Computing in Four Decades

I recently realized that my resume has a perfect logarithmic scale in it: Every ten years, the computers I have worked with have increased their storage capability by a factor of 1000. The idea that such a rate of increase could carry on for even one more decade is hard to imagine, but of course it would have been equally difficult in any of the three preceding decades, and here we are.
 
1971
80 bytes
(80 characters)
In 1971 I was a soldier in the US Army, assigned to the headquarters of the 15th Ordnance Battalion, in Darmstadt, in Germany. Back then you would have said West Germany. My work was to report the inventory of conventional ammunition on hand for the Fifth Corps -- about half the US troops in Europe at the time. That reporting was done using punch cards, each of which could store 80 characters of information. That was enough to indicate the type of bullet or shell, the lot number it had been manufactured in, and the location in the Battalion's storage depots.

To summarize the information, I had to write computer programs for a UNIVAC computer.
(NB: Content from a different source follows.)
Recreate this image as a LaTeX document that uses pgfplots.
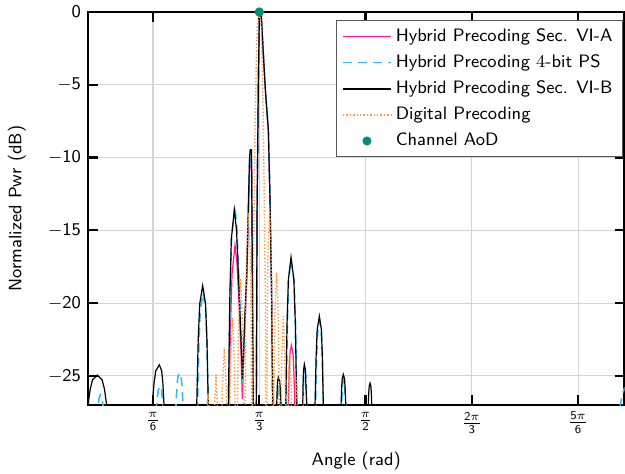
\documentclass[border=0pt]{standalone}
\usepackage{amsmath}
\usepackage{pgfplots}
\pgfplotsset{compat=1.18}
\renewcommand{\familydefault}{\sfdefault}
\definecolor{hybA}{HTML}{FF1493}
\definecolor{hybPS}{HTML}{33BBEE}
\definecolor{digi}{HTML}{FF9933}
\definecolor{aod}{HTML}{00907A}

\begin{document}
\begin{tikzpicture}
\begin{axis}[
    scale only axis,
    width=268.25pt, height=196.5pt,
    xmin=11.65, xmax=163.1,
    ymin=-27, ymax=0,
    xtick={30,60,90,120,150},
    xticklabels={$\frac{\pi}{\text{6}}$,$\frac{\pi}{\text{3}}$,$\frac{\pi}{\text{2}}$,$\frac{\text{2}\pi}{\text{3}}$,$\frac{\text{5}\pi}{\text{6}}$},
    ytick={-25,-20,-15,-10,-5,0},
    yticklabels={$-$25,$-$20,$-$15,$-$10,$-$5,0},
    tick label style={font=\small},
    label style={font=\small},
    xlabel={Angle (rad)},
    ylabel={Normalized Pwr (dB)},
    xlabel style={at={(axis description cs:0.5,0)}, yshift=-28pt, anchor=center},
    ylabel style={at={(axis description cs:-0.1325,0.5)}, anchor=center},
    grid=major,
    major grid style={line width=0.6pt, black!17},
    axis line style={line width=1.1pt},
    major tick length=5pt,
    every tick/.style={line width=1.1pt, black},
    legend style={at={(axis description cs:0.997,0.98)}, anchor=north east,
        font=\small, draw=black!65, line width=0.5pt, row sep=1.2pt,
        inner xsep=3pt, inner ysep=2pt},
    legend cell align=left,
    legend image code/.code={\draw[#1, line width=0.8pt] (0pt,0pt) -- (24pt,0pt);},
]
\coordinate (sw) at (rel axis cs:0,0);

% Hybrid precoding Sec. VI-A
\addplot[hybA, line width=0.6pt] coordinates {
(51.29,-32)(51.46,-27)(51.88,-21.5)(52.31,-18)(53.15,-16)(53.72,-17.3)(54.37,-20.5)(54.85,-23.5)(55.21,-26.6)
(55.84,-22)(56.48,-18.5)(57.25,-11)(57.61,-10.4)(57.84,-10.6)(58.04,-18)(58.29,-26)(58.46,-32)
(59.03,-32)(59.17,-27)(59.37,-14)(59.73,-5)(60.01,-0.5)(60.30,0)(60.58,-0.3)(61.06,-2.5)(61.76,-5.5)(62.56,-8.1)(63.04,-13)(63.46,-19)(63.80,-27)(63.94,-32)
(68.03,-32)(68.20,-27)(68.41,-24.75)(68.63,-23.5)(69.05,-22.9)(69.54,-23.5)(69.78,-24.75)(70.04,-27)(70.21,-32)
};
\addlegendentry{Hybrid Precoding Sec. VI-A}

% Hybrid precoding 4-bit phase shifters
\addplot[hybPS, line width=0.8pt, dash pattern=on 4.5pt off 3pt] coordinates {
(14.33,-32)(14.47,-27)(14.81,-26.5)(15.18,-26.3)(15.55,-26.5)(15.89,-27)(16.03,-32)
(30.85,-32)(30.99,-27)(31.47,-26.0)(31.98,-25.7)(32.43,-26.0)(32.82,-27)(32.96,-32)
(36.32,-32)(36.49,-27)(36.75,-25.79)(36.99,-25.13)(37.48,-24.8)(37.98,-25.13)(38.22,-25.79)(38.47,-27)(38.64,-32)
(42.40,-32)(42.56,-27)(42.96,-22.77)(43.34,-20.46)(44.12,-19.3)(44.87,-20.46)(45.25,-22.77)(45.61,-27)(45.78,-32)
(51.15,-32)(51.32,-27)(51.74,-19.5)(52.19,-15.4)(53.10,-13.3)(53.66,-14.8)(54.34,-19)(54.88,-22.6)(55.27,-25.5)
(55.84,-21.8)(56.48,-18)(57.25,-10.3)(57.44,-9.9)(57.81,-9.9)(58.04,-18)(58.29,-26)(58.46,-32)
(59.03,-32)(59.17,-27)(59.37,-14)(59.73,-5)(60.01,-0.5)(60.30,0)(60.58,-0.3)(61.06,-2.5)(61.76,-5.5)(62.56,-8.1)(63.04,-13)(63.46,-19)(63.80,-27)(63.94,-32)
(64.81,-32)(64.96,-27)(65.38,-25.6)(66.11,-27)(66.28,-32)
(67.38,-32)(67.55,-27)(67.90,-21.5)(68.26,-18.5)(68.96,-17.0)(69.81,-18.5)(70.24,-21.5)(70.66,-27)(70.83,-32)
(72.18,-32)(72.35,-27)(72.47,-25.68)(72.56,-24.96)(72.78,-24.6)(73.09,-24.96)(73.24,-25.68)(73.40,-27)(73.57,-32)
(75.71,-32)(75.88,-27)(76.17,-23.81)(76.45,-22.07)(77.01,-21.2)(77.55,-22.07)(77.82,-23.81)(78.08,-27)(78.25,-32)
(83.05,-32)(83.22,-27)(83.50,-25.6)(83.78,-25.2)(84.09,-25.6)(84.41,-27)(84.58,-32)
(161.72,-32)(161.94,-27)(162.42,-26.3)(162.99,-25.9)(163.3,-25.8)
};
\addlegendentry{Hybrid Precoding $4$-bit PS}

% Hybrid precoding Sec. VI-B
\addplot[black, line width=0.6pt] coordinates {
(11.48,-32)(11.65,-27)(12.31,-25.87)(12.96,-25.26)(14.28,-24.95)(15.60,-25.26)(16.27,-25.87)(16.93,-27)(17.10,-32)
(29.64,-32)(29.80,-27)(30.30,-25.48)(30.79,-24.65)(31.78,-24.24)(32.45,-24.65)(32.78,-25.48)(33.11,-27)(33.28,-32)
(42.17,-32)(42.34,-27)(42.76,-22.49)(43.19,-20.03)(44.03,-18.8)(44.82,-20.03)(45.22,-22.49)(45.61,-27)(45.78,-32)
(51.09,-32)(51.26,-27)(51.69,-19.63)(52.11,-15.61)(52.96,-13.6)(53.58,-15.0)(54.28,-19)(54.85,-22.5)(55.27,-25.2)
(55.84,-21.5)(56.46,-17.8)(57.25,-10.0)(57.44,-9.46)(57.81,-9.46)(58.04,-17.8)(58.29,-26)(58.46,-32)
(59.03,-32)(59.17,-27)(59.37,-14)(59.73,-5)(60.01,-0.5)(60.30,0)(60.58,-0.3)(61.06,-2.5)(61.76,-5.5)(62.56,-8.1)(63.04,-13)(63.46,-19)(63.80,-27)(63.94,-32)
(64.76,-32)(64.93,-27)(65.04,-25.95)(65.15,-25.38)(65.38,-25.1)(65.76,-25.38)(65.97,-25.95)(66.14,-27)(66.31,-32)
(67.30,-32)(67.47,-27)(67.84,-21.42)(68.22,-18.37)(68.96,-16.85)(69.77,-18.37)(70.18,-21.42)(70.57,-27)(70.74,-32)
(72.10,-32)(72.27,-27)(72.38,-25.46)(72.49,-24.62)(72.72,-24.2)(73.06,-24.62)(73.14,-25.46)(73.40,-27)(73.57,-32)
(75.57,-32)(75.74,-27)(76.05,-23.65)(76.35,-21.8)(76.96,-20.9)(77.52,-21.8)(77.80,-23.65)(78.08,-27)(78.25,-32)
(82.91,-32)(83.08,-27)(83.25,-25.85)(83.41,-25.2)(83.73,-24.9)(84.07,-25.2)(84.24,-25.85)(84.41,-27)(84.58,-32)
(90.62,-32)(90.79,-27)(90.90,-26.18)(91.03,-25.72)(91.27,-25.5)(91.51,-25.72)(91.63,-26.18)(91.75,-27)(91.92,-32)
};
\addlegendentry{Hybrid Precoding Sec. VI-B}

% Digital precoding
\addplot[digi, line width=0.7pt, dash pattern=on 0.7pt off 1pt] coordinates {
(44.40,-45)(44.97,-29.2)(45.53,-26.2)(46.10,-29.2)(46.66,-45)
(47.22,-27.9)(47.79,-24.9)(48.35,-27.9)(48.92,-45)
(49.51,-26.1)(50.12,-23.1)(50.73,-26.1)(51.32,-45)
(51.59,-29.7)(51.88,-24)(52.45,-21)(53.01,-24)(53.31,-29.7)(53.58,-45)
(53.85,-27)(54.14,-21.3)(54.71,-18.3)(55.27,-21.3)(55.57,-27)(55.84,-45)
(56.10,-22.5)(56.38,-16.8)(56.92,-13.8)(57.47,-16.8)(57.75,-22.5)(58.01,-45)
(58.24,-20)(58.52,-13.8)(58.80,-8.1)(59.11,-3.9)(59.42,-1)(60.0,0)(60.55,-1)(60.86,-3.9)(61.17,-8.1)(61.45,-13.8)(61.74,-20)(61.99,-45)
(62.22,-22.1)(62.47,-16.4)(62.94,-13.4)(63.40,-16.4)(63.66,-22.1)(63.88,-45)
(64.12,-26.6)(64.38,-20.9)(64.87,-17.9)(65.36,-20.9)(65.62,-26.6)(65.86,-45)
(66.09,-29.6)(66.31,-23.9)(66.78,-20.9)(67.24,-23.9)(67.47,-29.6)(67.69,-45)
(68.15,-26.2)(68.61,-23.2)(69.08,-26.2)(69.53,-45)
(70.02,-28.1)(70.52,-25.1)(71.01,-28.1)(71.51,-45)
(72.00,-29.4)(72.49,-26.4)(72.99,-29.4)(73.48,-45)
};
\addlegendentry{Digital Precoding}

% Channel angle of departure
\addplot[only marks, mark=*, mark size=2.1pt, color=aod,
    legend image code/.code={\fill[aod] (12pt,0pt) circle (2pt);}] coordinates {(60,0)};
\addlegendentry{Channel AoD}
\end{axis}
\pgfresetboundingbox
\path[use as bounding box] ([shift={(-44pt,-34pt)}]sw) rectangle ([shift={(268.5pt,202.5pt)}]sw);
\end{tikzpicture}
\end{document}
It was the first time I had been paid to write a computer program, and the first time I had written in any language but BASIC. I had to learn assembly language alone and at night, as the computer belonged to the Personnel battalion next door, and I only had use of it after midnight.

1981
80 thousand bytes
(80,000 characters)
In 1981 I was in the Marketing Department at Mohawk Data Sciences, in Parsippany, New Jersey. Mohawk was (at least in its own eyes) an IBM competitor in the marketplace for data entry equipment. My primary task was competitive analysis: discovering and reporting the prices and features of the products of our competitors. I had also, however, taken on the task of creating forecasts of future sales, based on analysis of past years of sales. 

I wrote forecasting tools in BASIC, and ran many of the analyses on my own computer. I had purchased an Osborne 1; it was the second time I had spent $1800 on a computer, and it would not be the last. (My first personal computer had been an $1800 Altair in 1976. I sold its last remaining parts as antiques, on Ebay, last year.) Friends have told me that they've had the same experience -- spending $1400, or $2100, or so, several times a few years apart. Always the same amount but dramatically more computer horsepower each time. The Osborne computer had two 80 thousand byte diskette drives. Usually, one diskette held the program, the other the data. Since you would typically keep the live spreadsheet contents and one backup on the diskette, each spreadsheet was limited to about 40 thousand characters. 

1991
80 megabytes
(80,000,000 characters)
In 1991 I was Executive Director of the Center for Information Age Technology at New Jersey Institute of Technology. My use of computers had narrowed, for the moment, to office applications: word processing, spreadsheets (including a new version of the same Supercalc that I had used on the Osborne), and databases. 

During this time I was also using desktop publishing: Computers and printers had evolved to the point where good-looking brochures, flyers, and documentation could be produced on a personal computer, and only the final printing delegated to professionals with offset presses; they would work right from masters produced on a laser printer. A powerful desktop computer of this era had 80 megabytes of storage.

2001
80 gigabytes
(80,000,000,000 characters)
In 2001 I was -- and up to the present time still am -- University Webmaster at Fairleigh Dickinson University. It is in many ways a dream job, as it includes 
. creating and editing content of web pages for the University
. opportunity to design the appearance of those pages
. opportunity to teach webmaster skills as an adjunct instructor
. programming, usually in the Perl language, to offer special functionality on the website.

Powerful desktop computers are now hard to distinguish from what used to be called minicomputers, and can be used to host even busy websites like FDU's. A large desktop computer might have as much as 80 gigabytes of storage.